The RAAF of course disagrees. Well they would wouldn’t they? Air Vice Marshal Kym Osley, who heads the New Air Combat Capability program did the arguing, declaring cost within the currently approved guidance, capability expected to meet RAAF requirements and schedule a bit so-so but we will get two aircraft for initial training as planned in 2014. Then he fell back on a line that’s been heard before.

“To comprehensively rebut many of APA’s assertions in regard to F-35 performance would require release of highly sensitive US data,” he said. “As neither APA nor RepSim have access to the detailed classified F-35 data, their analysis is basically flawed through incorrect assumptions and lack of knowledge of classified F-35 performance information.”

JSF’s fundamental advantage is generally attributed to its distributed aperture sensor system which will gives the pilot God-like situational awareness – providing it works as well as it’s been billed. But that’s some way into the future yet and JSF is still only part way through its fight test program and has yet to even release a weapon.

On the other side, those who operate the advanced Soviet aircraft are a whole lot less open about their wares than Lockheed Martin. So how its vast superiority can be inferred from published images and limited technical information is a mystery to your correspondent.
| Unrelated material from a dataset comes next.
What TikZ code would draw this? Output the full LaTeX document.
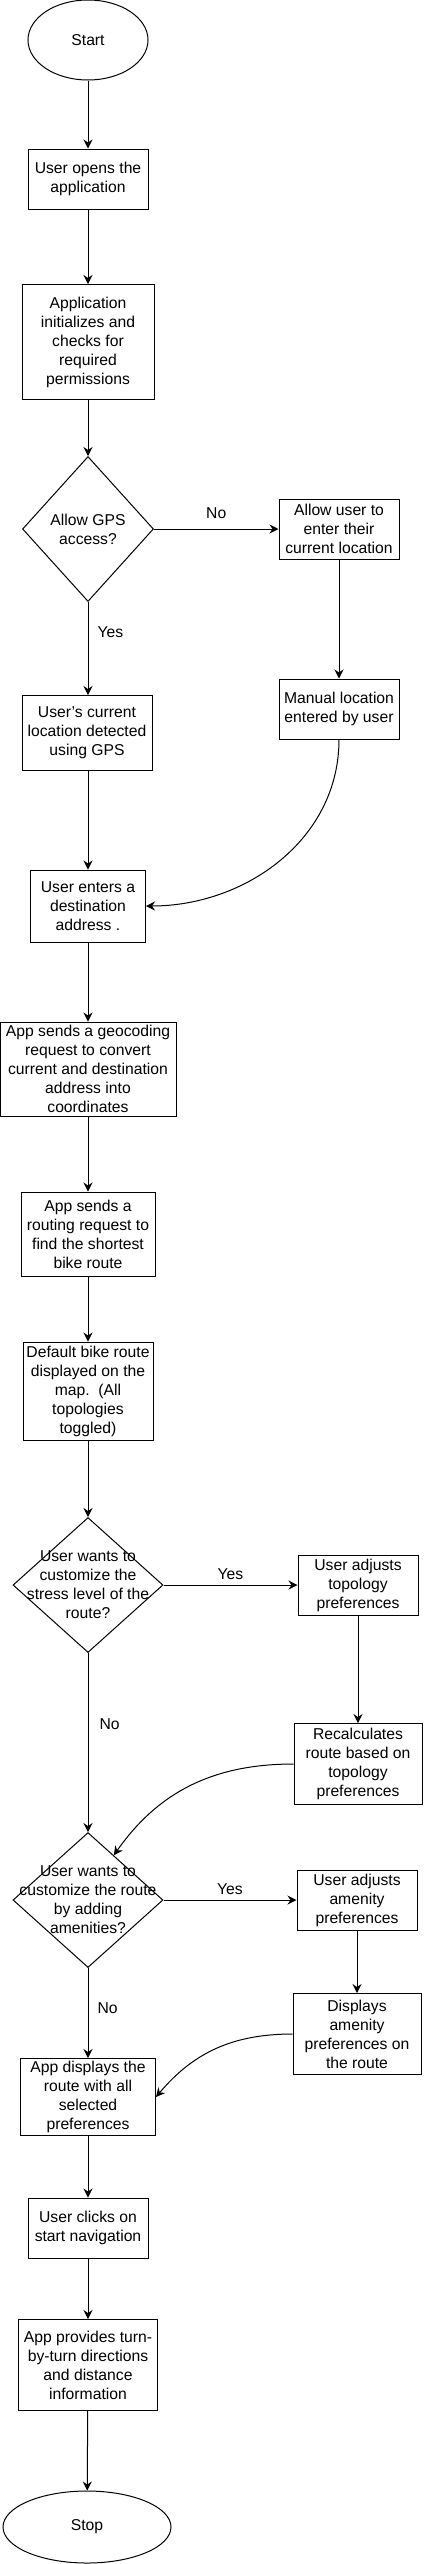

It may well be that good but all through the Cold War, western analysts ascribed superior performance to a range of Russian equipment when the reality was far different.

Short of a war over Taiwan, which doesn’t seem that likely as the world now stands, the best indication of the capability of a modern Russian air defence system might emerge should the US or Israel decide to obliterate Iran’s nuclear facilities.